# Supplied material
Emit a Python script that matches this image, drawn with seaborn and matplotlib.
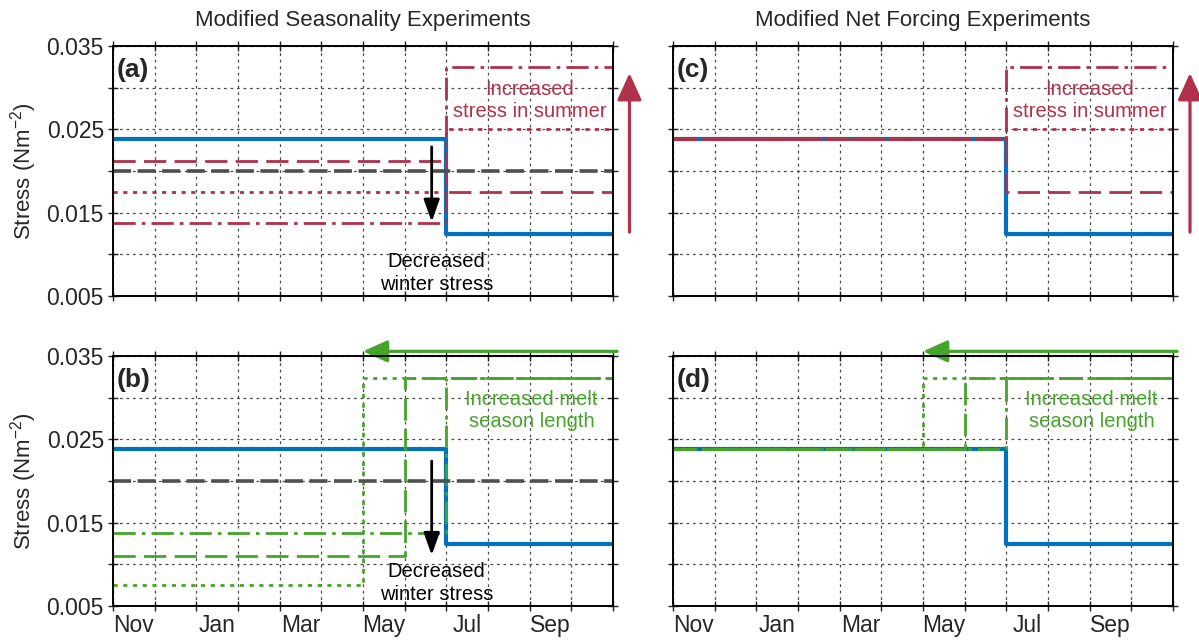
import numpy as np
import matplotlib
matplotlib.use("Agg")
import matplotlib.pyplot as plt
import seaborn as sns

# ---------------- data ----------------
months = ["Nov", "Dec", "Jan", "Feb", "Mar", "Apr", "May", "Jun", "Jul", "Aug", "Sep", "Oct"]
month_labels = ["Nov", "Jan", "Mar", "May", "Jul", "Sep"]
y_ticks = [0.005, 0.010, 0.015, 0.020, 0.025, 0.030, 0.035]
y_labels = ["0.005", "", "0.015", "", "0.025", "", "0.035"]

# monthly stress values (Nov..Oct)
control = [0.0238, 0.0238, 0.0238, 0.0238, 0.0238, 0.0238, 0.0238, 0.0238, 0.0125, 0.0125, 0.0125, 0.0125]
annual_mean = [0.020] * 12

# (a) modified seasonality
seas_dashed = [0.0212, 0.0212, 0.0212, 0.0212, 0.0212, 0.0212, 0.0212, 0.0212, 0.0175, 0.0175, 0.0175, 0.0175]
seas_dotted = [0.0175, 0.0175, 0.0175, 0.0175, 0.0175, 0.0175, 0.0175, 0.0175, 0.0250, 0.0250, 0.0250, 0.0250]
seas_dashdot = [0.0138, 0.0138, 0.0138, 0.0138, 0.0138, 0.0138, 0.0138, 0.0138, 0.0325, 0.0325, 0.0325, 0.0325]

# (c) modified net forcing
net_dashed = [0.0238, 0.0238, 0.0238, 0.0238, 0.0238, 0.0238, 0.0238, 0.0238, 0.0175, 0.0175, 0.0175, 0.0175]
net_dotted = [0.0238, 0.0238, 0.0238, 0.0238, 0.0238, 0.0238, 0.0238, 0.0238, 0.0250, 0.0250, 0.0250, 0.0250]
net_dashdot = [0.0238, 0.0238, 0.0238, 0.0238, 0.0238, 0.0238, 0.0238, 0.0238, 0.0325, 0.0325, 0.0325, 0.0325]

# (b) melt season length, modified seasonality
melt_dashdot = [0.0138, 0.0138, 0.0138, 0.0138, 0.0138, 0.0138, 0.0138, 0.0138, 0.0324, 0.0324, 0.0324, 0.0324]
melt_dashed = [0.0110, 0.0110, 0.0110, 0.0110, 0.0110, 0.0110, 0.0110, 0.0324, 0.0324, 0.0324, 0.0324, 0.0324]
melt_dotted = [0.0075, 0.0075, 0.0075, 0.0075, 0.0075, 0.0075, 0.0324, 0.0324, 0.0324, 0.0324, 0.0324, 0.0324]

# (d) melt season length, net forcing
meltnet_dashdot = [0.0238, 0.0238, 0.0238, 0.0238, 0.0238, 0.0238, 0.0238, 0.0238, 0.0324, 0.0324, 0.0324, 0.0324]
meltnet_dashed = [0.0238, 0.0238, 0.0238, 0.0238, 0.0238, 0.0238, 0.0238, 0.0324, 0.0324, 0.0324, 0.0324, 0.0324]
meltnet_dotted = [0.0238, 0.0238, 0.0238, 0.0238, 0.0238, 0.0238, 0.0324, 0.0324, 0.0324, 0.0324, 0.0324, 0.0324]

# ---------------- style ----------------
sns.set_theme(style="white")
plt.rcParams["font.family"] = ["Liberation Sans", "DejaVu Sans"]
plt.rcParams["mathtext.default"] = "regular"

BLUE = "#0072BD"
RED = "#B0314A"
GREEN = "#45A52A"
GRAY = "#4F4F4F"

LS_DASH = (0, (8, 3))
LS_DOT = (0, (1.5, 2))
LS_DASHDOT = (0, (8, 2.2, 1.3, 2.2))
LS_GRAY = (0, (5, 1.8))

fig = plt.figure(figsize=(11.99, 6.41), dpi=100)
W, H = 0.4170, 0.3900
ax_a = fig.add_axes([0.0942, 0.5382, W, H])
ax_b = fig.add_axes([0.0942, 0.0546, W, H])
ax_c = fig.add_axes([0.5613, 0.5382, W, H])
ax_d = fig.add_axes([0.5613, 0.0546, W, H])

x_edges = np.arange(13)


def step_line(ax, vals, color, lw, ls="-"):
    y = list(vals) + [vals[-1]]
    sns.lineplot(x=x_edges, y=y, ax=ax, color=color, lw=lw, linestyle=ls,
                 drawstyle="steps-post", estimator=None, sort=False, legend=False,
                 solid_capstyle="butt", dash_capstyle="butt")


def style_axes(ax, left_labels, bottom_labels):
    ax.set_xlim(0, 12)
    ax.set_ylim(0.005, 0.035)
    ax.set_xticks(np.arange(13))
    ax.set_xticklabels([])
    ax.set_xticks(np.arange(0.5, 12, 2), minor=True)
    if bottom_labels:
        ax.set_xticklabels(month_labels, minor=True)
    else:
        ax.set_xticklabels([], minor=True)
    ax.set_yticks(y_ticks)
    ax.set_yticklabels(y_labels if left_labels else [])
    ax.tick_params(which="major", direction="inout", length=7, width=1.0,
                   top=True, right=True, left=True, bottom=True,
                   labelsize=16.5, color="#222222", pad=3)
    ax.tick_params(axis="x", which="minor", length=0, labelsize=16.5, pad=6)
    ax.grid(True, which="major", linestyle=(0, (2.2, 3)), color="#4a4a4a", lw=0.9)
    for s in ax.spines.values():
        s.set_color("black")
        s.set_linewidth(1.4)
        s.set_zorder(5)
    ax.set_xlabel("")
    ax.set_ylabel("")


# (a)
step_line(ax_a, control, BLUE, 3.0)
step_line(ax_a, seas_dashed, RED, 2.0, LS_DASH)
step_line(ax_a, seas_dotted, RED, 2.0, LS_DOT)
step_line(ax_a, seas_dashdot, RED, 2.0, LS_DASHDOT)
step_line(ax_a, annual_mean, GRAY, 2.6, LS_GRAY)

# (b)
step_line(ax_b, control, BLUE, 3.0)
step_line(ax_b, melt_dashdot, GREEN, 2.0, LS_DASHDOT)
step_line(ax_b, melt_dashed, GREEN, 2.0, LS_DASH)
step_line(ax_b, melt_dotted, GREEN, 2.0, LS_DOT)
step_line(ax_b, annual_mean, GRAY, 2.6, LS_GRAY)

# (c)
step_line(ax_c, control, BLUE, 3.0)
step_line(ax_c, net_dashed, RED, 2.0, LS_DASH)
step_line(ax_c, net_dotted, RED, 2.0, LS_DOT)
step_line(ax_c, net_dashdot, RED, 2.0, LS_DASHDOT)

# (d)
step_line(ax_d, control, BLUE, 3.0)
step_line(ax_d, meltnet_dashdot, GREEN, 2.0, LS_DASHDOT)
step_line(ax_d, meltnet_dashed, GREEN, 2.0, LS_DASH)
step_line(ax_d, meltnet_dotted, GREEN, 2.0, LS_DOT)

style_axes(ax_a, True, False)
style_axes(ax_b, True, True)
style_axes(ax_c, False, False)
style_axes(ax_d, False, True)

# panel letters
for ax, lab in zip([ax_a, ax_b, ax_c, ax_d], ["(a)", "(b)", "(c)", "(d)"]):
    ax.text(0.008, 0.905, lab, transform=ax.transAxes, fontsize=19,
            fontweight="bold", ha="left", va="center", zorder=6)

# annotations text
for ax in (ax_a, ax_c):
    ax.text(10.0, 0.0285, "Increased\nstress in summer", color=RED, fontsize=14.5,
            ha="center", va="center", linespacing=1.2)
for ax in (ax_b, ax_d):
    ax.text(10.05, 0.0285, "Increased melt\nseason length", color=GREEN, fontsize=14.5,
            ha="center", va="center", linespacing=1.2)
for ax, ytop, ytip in ((ax_a, 0.0229, 0.0139), (ax_b, 0.0224, 0.0111)):
    ax.text(7.77, 0.0078, "Decreased\nwinter stress", color="black", fontsize=14.5,
            ha="center", va="center", linespacing=1.25)
    ax.annotate("", xy=(7.65, ytip), xytext=(7.65, ytop),
                arrowprops=dict(arrowstyle="-|>,head_length=0.9,head_width=0.32",
                                mutation_scale=15, lw=2.0, color="black",
                                shrinkA=0, shrinkB=0))

# green arrows above bottom panels
for ax in (ax_b, ax_d):
    ax.annotate("", xy=(6.0, 0.03556), xytext=(12.1, 0.03556),
                arrowprops=dict(arrowstyle="-|>,head_length=1.0,head_width=0.45",
                                mutation_scale=15, lw=2.3, color=GREEN,
                                shrinkA=0, shrinkB=0),
                annotation_clip=False)

# red arrows beside panel (c)
for xf in (0.5250, 0.9925):
    ax_c.annotate("", xy=(xf, 0.886), xytext=(xf, 0.638),
                  xycoords="figure fraction", textcoords="figure fraction",
                  arrowprops=dict(arrowstyle="-|>,head_length=1.1,head_width=0.5",
                                  mutation_scale=15, lw=2.3, color=RED,
                                  shrinkA=0, shrinkB=0),
                  annotation_clip=False)

# column titles
fig.text(0.3028, 0.968, "Modified Seasonality Experiments", fontsize=16,
         ha="center", va="center")
fig.text(0.7698, 0.968, "Modified Net Forcing Experiments", fontsize=16,
         ha="center", va="center")

# y labels
for ax in (ax_a, ax_b):
    pos = ax.get_position()
    fig.text(0.020, pos.y0 + pos.height / 2, "Stress (Nm$^{-2}$)", fontsize=16,
             rotation=90, ha="center", va="center")

fig.savefig("out.png", dpi=100)
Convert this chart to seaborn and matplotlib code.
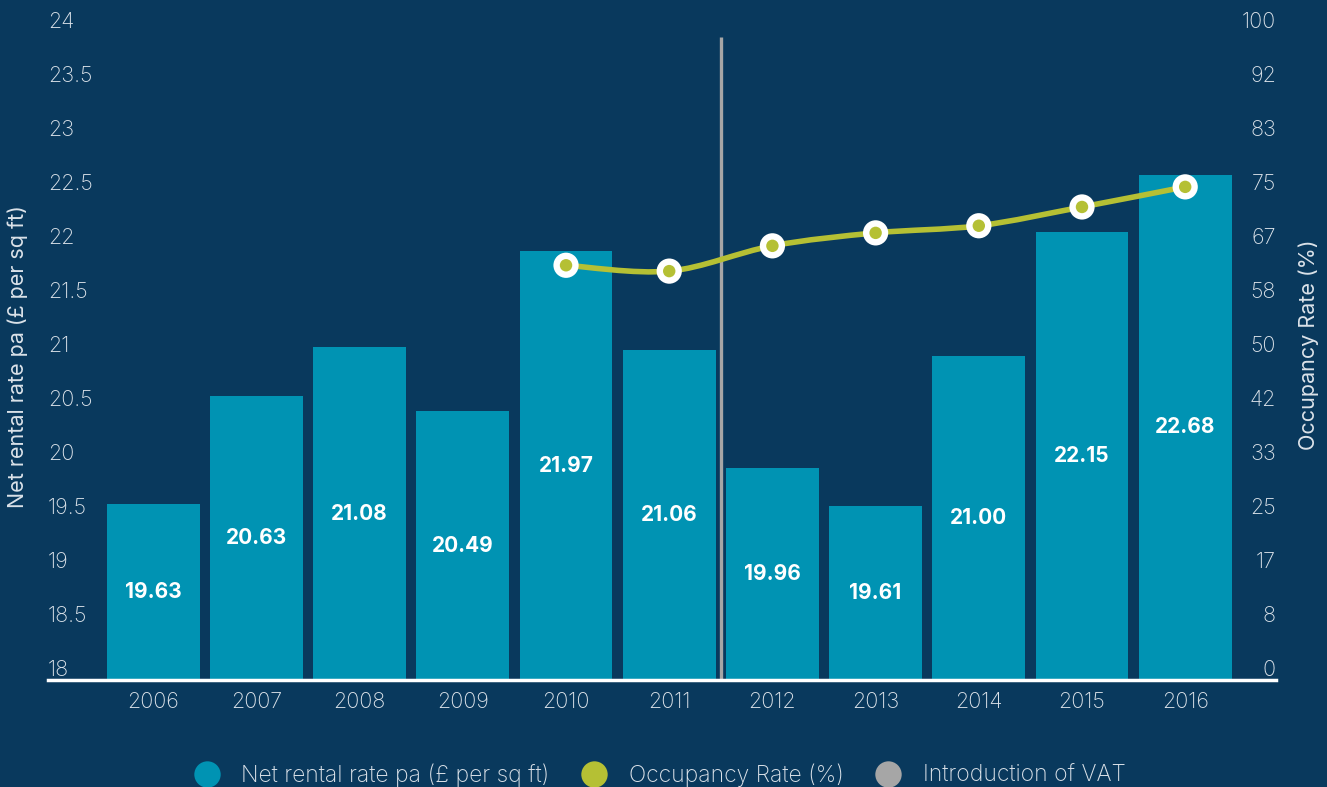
import numpy as np
import pandas as pd
import matplotlib
matplotlib.use("Agg")
import matplotlib.pyplot as plt
from matplotlib.path import Path
from matplotlib.patches import PathPatch
from matplotlib.lines import Line2D
import seaborn as sns

# ---- data ----
years = ["2006", "2007", "2008", "2009", "2010", "2011",
         "2012", "2013", "2014", "2015", "2016"]
rental_rate = [19.63, 20.63, 21.08, 20.49, 21.97, 21.06,
               19.96, 19.61, 21.00, 22.15, 22.68]
occupancy_years = ["2010", "2011", "2012", "2013", "2014", "2015", "2016"]
occupancy_rate = [64.0, 63.1, 67.0, 69.0, 70.1, 73.0, 76.1]
vat_position = 5.5  # between 2011 and 2012

left_ticks = [18, 18.5, 19, 19.5, 20, 20.5, 21, 21.5, 22, 22.5, 23, 23.5, 24]
left_tick_labels = ["18", "18.5", "19", "19.5", "20", "20.5", "21",
                    "21.5", "22", "22.5", "23", "23.5", "24"]
right_ticks = list(np.linspace(0, 100, 13))
right_tick_labels = ["0", "8", "17", "25", "33", "42", "50",
                     "58", "67", "75", "83", "92", "100"]

BG = "#09395d"
BAR = "#0093b3"
LINE = "#b5c034"
VAT = "#a6a6a6"
TXT = "#dbe2e9"
FS = 15.5

sns.set_theme(style="white")
plt.rcParams["font.family"] = ["Inter", "DejaVu Sans"]
plt.rcParams["font.weight"] = "light"

fig = plt.figure(figsize=(13.27, 7.87), dpi=100, facecolor=BG)
ax = fig.add_axes([48 / 1327, 107 / 787, (1276 - 48) / 1327, 648 / 787])
ax.set_facecolor(BG)

df = pd.DataFrame({"year": years, "rate": rental_rate})
sns.barplot(data=df, x="year", y="rate", color=BAR, saturation=1,
            width=0.9, ax=ax, zorder=2)
# bars start from the axis floor at 18
for patch, v in zip(ax.patches, rental_rate):
    patch.set_y(18)
    patch.set_height(v - 18)
    patch.set_edgecolor("none")

ax.set_xlim(-1.02, 10.88)
ax.set_ylim(18, 24)

# value labels in the middle of each bar
for i, v in enumerate(rental_rate):
    ax.text(i, (18 + v) / 2, f"{v:.2f}", ha="center", va="center",
            color="white", fontsize=15, fontweight="bold", zorder=5)

# VAT introduction marker
ax.plot([vat_position, vat_position], [18, 23.95], color=VAT, lw=2.4,
        zorder=3, solid_capstyle="butt")

# axes styling
for s in ["top", "left", "right"]:
    ax.spines[s].set_visible(False)
ax.spines["bottom"].set_color("white")
ax.spines["bottom"].set_linewidth(2.5)
ax.spines["bottom"].set_zorder(6)
ax.set_xlabel("")
ax.set_ylabel("Net rental rate pa (£ per sq ft)", color=TXT, fontsize=FS)
ax.yaxis.set_label_coords(-0.0163, 0.5)
ax.set_yticks(left_ticks)
ax.set_yticklabels(left_tick_labels)
ax.tick_params(axis="y", length=0, pad=0, labelsize=FS, labelcolor=TXT)
for lab in ax.get_yticklabels():
    lab.set_horizontalalignment("left")
    lab.set_verticalalignment("bottom")
ax.tick_params(axis="x", length=0, pad=9, labelsize=FS, labelcolor=TXT)

# occupancy on the secondary axis
ax2 = ax.twinx()
ax2.set_ylim(0, 100)
ax2.set_yticks(right_ticks)
ax2.set_yticklabels(right_tick_labels)
ax2.tick_params(axis="y", length=0, pad=0, labelsize=FS, labelcolor=TXT)
for lab in ax2.get_yticklabels():
    lab.set_horizontalalignment("right")
    lab.set_verticalalignment("bottom")
for s in ax2.spines.values():
    s.set_visible(False)
ax2.set_ylabel("Occupancy Rate (%)", color=TXT, fontsize=FS)
ax2.yaxis.set_label_coords(1.0187, 0.517)

xpos = [years.index(y) for y in occupancy_years]
# smooth curve through the points (Catmull-Rom as cubic Bezier segments)
pts = np.column_stack([xpos, occupancy_rate]).astype(float)
verts = [tuple(pts[0])]
codes = [Path.MOVETO]
t = 0.5
for i in range(len(pts) - 1):
    p0 = pts[i - 1] if i > 0 else pts[i]
    p1, p2 = pts[i], pts[i + 1]
    p3 = pts[i + 2] if i + 2 < len(pts) else pts[i + 1]
    c1 = p1 + (p2 - p0) * t / 3
    c2 = p2 - (p3 - p1) * t / 3
    verts += [tuple(c1), tuple(c2), tuple(p2)]
    codes += [Path.CURVE4] * 3
ax2.add_patch(PathPatch(Path(verts, codes), facecolor="none",
                        edgecolor=LINE, lw=4, zorder=3))

odf = pd.DataFrame({"x": xpos, "occ": occupancy_rate})
sns.scatterplot(data=odf, x="x", y="occ", ax=ax2, s=330, color="white",
                edgecolor="none", zorder=4, legend=False)
sns.scatterplot(data=odf, x="x", y="occ", ax=ax2, s=80, color=LINE,
                edgecolor="none", zorder=5, legend=False)
ax2.set_xlim(-1.02, 10.88)
ax2.set_xlabel("")

# legend
handles = [
    Line2D([], [], ls="none", marker="o", ms=19, mfc=BAR, mec="none"),
    Line2D([], [], ls="none", marker="o", ms=19, mfc=LINE, mec="none"),
    Line2D([], [], ls="none", marker="o", ms=19, mfc=VAT, mec="none"),
]
labels = ["Net rental rate pa (£ per sq ft)", "Occupancy Rate (%)",
          "Introduction of VAT"]
fig.legend(handles, labels, loc="center", bbox_to_anchor=(0.4935, 12 / 787),
           ncol=3, frameon=False, fontsize=16.5, labelcolor=TXT,
           handletextpad=0.5, columnspacing=0.95)

fig.savefig("out.png", dpi=100, facecolor=BG)
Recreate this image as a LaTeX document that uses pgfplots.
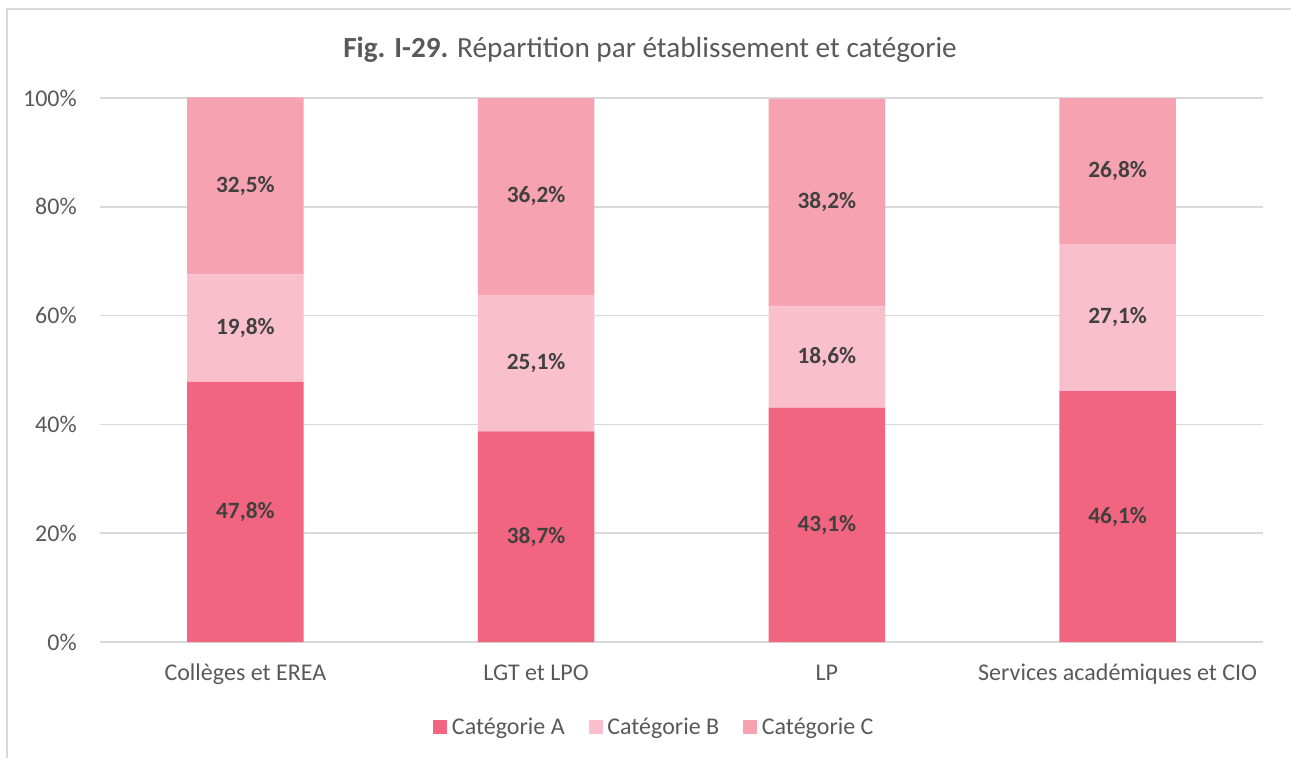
\documentclass[border=0pt]{standalone}
\usepackage{pgfplots}
\pgfplotsset{compat=1.18}
\usepackage{fontspec}
\setmainfont{Carlito}
\definecolor{catA}{HTML}{F26580}
\definecolor{catB}{HTML}{F9BFCC}
\definecolor{catC}{HTML}{F7A2B1}
\definecolor{txt}{HTML}{595959}
\definecolor{lbl}{HTML}{404040}
\definecolor{grd}{HTML}{D9D9D9}
\begin{document}
\begin{tikzpicture}
\path[use as bounding box] (-75pt,-87pt) rectangle (893.25pt,481.5pt);
\draw[grd, line width=1pt] (-69.75pt,-87pt) -- (-69.75pt,474.75pt) -- (893.25pt,474.75pt);
\node[text=txt, font=\fontsize{21.9}{26}\selectfont, anchor=base] at (412.5pt,438pt) {\textbf{Fig. I-29.} Répartition par établissement et catégorie};
\begin{axis}[
  at={(0,0)}, anchor=south west,
  scale only axis, width=872.25pt, height=408pt,
  ybar stacked, bar width=0.4,
  xmin=-0.5, xmax=3.5, ymin=0, ymax=100,
  xtick={0,1,2,3},
  xticklabels={Collèges et EREA, LGT et LPO, LP, Services académiques et CIO},
  ytick={0,20,40,60,80,100},
  yticklabels={0\%,20\%,40\%,60\%,80\%,100\%},
  axis line style={draw=none},
  major tick length=0pt,
  ymajorgrids, grid style={grd, line width=1.2pt},
  ticklabel style={text=txt, font=\fontsize{18}{21}\selectfont},
  xticklabel style={anchor=base, yshift=-28.5pt},
  yticklabel style={anchor=east, inner sep=0pt, xshift=-17.25pt},
  nodes near coords={\pgfmathprintnumber[fixed,fixed zerofill,precision=1,use comma,assume math mode=true]{\pgfplotspointmeta}\%},
  every node near coord/.append style={anchor=center, text=lbl, font=\bfseries\fontsize{17.5}{20}\selectfont},
  legend style={at={(0.477,0)}, anchor=center, yshift=-63.75pt, draw=none, fill=none,
    legend columns=-1, font=\fontsize{18}{21}\selectfont, text=txt,
    /tikz/every even column/.append style={column sep=16pt},
    /tikz/every odd column/.append style={column sep=1.5pt}},
  legend image code/.code={\fill[#1] (0pt,-5.25pt) rectangle (10.5pt,5.25pt);},
  clip=false,
]
\addplot[fill=catA, draw=none] coordinates {(0,47.8) (1,38.7) (2,43.1) (3,46.1)};
\addplot[fill=catB, draw=none] coordinates {(0,19.8) (1,25.1) (2,18.6) (3,27.1)};
\addplot[fill=catC, draw=none] coordinates {(0,32.5) (1,36.2) (2,38.2) (3,26.8)};
\legend{Catégorie A, Catégorie B, Catégorie C}
\end{axis}
\end{tikzpicture}
\end{document}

# Task
The lines from the start of the entries above through the one containing "0.0138, 0.0325, 0.0325, 0.0325, 0.0325]" are to be retyped exactly, and no others. Pictures are left out.

# Completed exercise
Emit a Python script that matches this image, drawn with seaborn and matplotlib.
import numpy as np
import matplotlib
matplotlib.use("Agg")
import matplotlib.pyplot as plt
import seaborn as sns

# ---------------- data ----------------
months = ["Nov", "Dec", "Jan", "Feb", "Mar", "Apr", "May", "Jun", "Jul", "Aug", "Sep", "Oct"]
month_labels = ["Nov", "Jan", "Mar", "May", "Jul", "Sep"]
y_ticks = [0.005, 0.010, 0.015, 0.020, 0.025, 0.030, 0.035]
y_labels = ["0.005", "", "0.015", "", "0.025", "", "0.035"]

# monthly stress values (Nov..Oct)
control = [0.0238, 0.0238, 0.0238, 0.0238, 0.0238, 0.0238, 0.0238, 0.0238, 0.0125, 0.0125, 0.0125, 0.0125]
annual_mean = [0.020] * 12

# (a) modified seasonality
seas_dashed = [0.0212, 0.0212, 0.0212, 0.0212, 0.0212, 0.0212, 0.0212, 0.0212, 0.0175, 0.0175, 0.0175, 0.0175]
seas_dotted = [0.0175, 0.0175, 0.0175, 0.0175, 0.0175, 0.0175, 0.0175, 0.0175, 0.0250, 0.0250, 0.0250, 0.0250]
seas_dashdot = [0.0138, 0.0138, 0.0138, 0.0138, 0.0138, 0.0138, 0.0138, 0.0138, 0.0325, 0.0325, 0.0325, 0.0325]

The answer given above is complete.